Background

[A typically wordy introduction, de rigueur for anyone brought up on Asimov non-fiction.]

The advent of computers in engineering has been, on the whole, a remarkably good joining of capabilities; this goes without saying, as many feats of engineering in our modern world would be difficult to impossible without the speed and reliability of computers. But computers have also created a crisis in engineering, or at least one in engineering education.

In the old days before computers and hand calculators were available, the computations in engineering problems were done, of course, mostly by hand. A "slipstick" (slide rule) could be used to do rough computations but they were never more accurate than three decimal places at best, and even that depended upon the experience of the engineer. If more accuracy was required, then laborious pencil-and-paper computations were required, shortcut now and then by the consultation of massive tables of function values and the occasional, cranky, expensive mechanical calculator. Critical applications required multiple derivations in order to assure reliability. Indeed, one of the foremost topics in undergraduate engineering courses was how to measure, interpolate and average to get good, accurate measurement values.

Of course, when deriving a value by hand, a knowledge of the accuracy required for the value was presupposed. It does no good to derive a value to ten decimal places when only four are needed, but if six are required, then stopping at four places is just as bad as not doing them in the first place. Engineers had a very sharp idea of what accuracy and precision implied for the task at hand.

Then along came computers. The same computations that took days before were done almost instantly, and the computations were utterly reliable - providing the program is correct and the input data is accurate. "And look at all the decimal places!" The architecture of computers makes it as easy to do sixteen digits of accuracy as four, and usually all those digits were displayed. Trouble is, the numbers displayed are no more accurate than the input values are, and may be even less so. "All those decimal places" are generally just visual garbage. Now-a-days, most engineering students are exposed to a different lesson on accuracy than their forefathers - mostly concerning the need to ignore all those impressive numbers pouring out of computers.

American Punch! users, burdened with a measurement system that even the English have abandoned, have the ability to place walls and other objects in their plans with great accuracy, expressed in inches and decimal fractions of an inch. Traditional drafting uses feet, inches and power-of-2 fractions - fractions with denominators like 2, 4, 8, 16 and 32. Since a 32nd of an inch is .03125, it takes five digits of accuracy to handle 32nds of an inch without rounding errors. Metric users sneer at all that, easily sliding from meters to centimeters to millimeters as needed. Indeed, standards in metric construction mandate the exclusive use of millimeters, just to avoid using a decimal point at all.

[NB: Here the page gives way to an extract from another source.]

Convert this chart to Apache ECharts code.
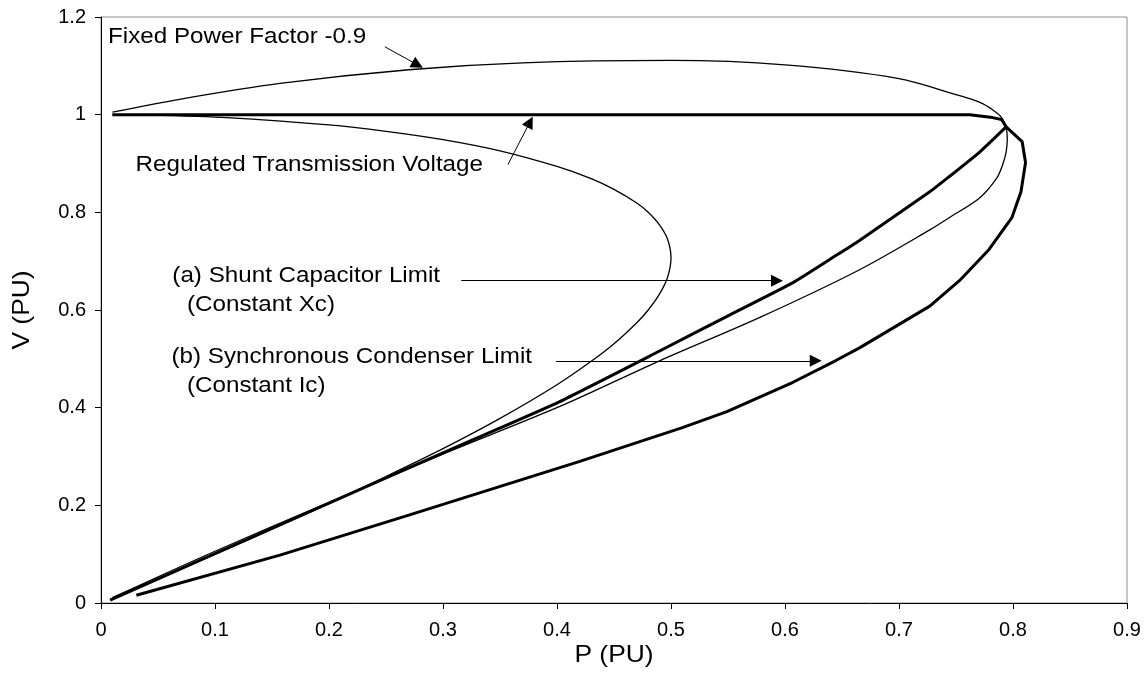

Computers can handle increasing accuracy in numbers, but generally only do so in fairly large chunks. A PC has two kinds of numbers it can commonly use for measurements. The smaller version can hold a decimal number of at least six digits of accuracy, the larger has at least sixteen digits of accuracy. The larger numbers require twice as much space to store and slightly more time to process. Punch! and most PowerTools use the smaller version to store measurements, though they usually process values with the larger numbers in order to preserve accuracy during operations.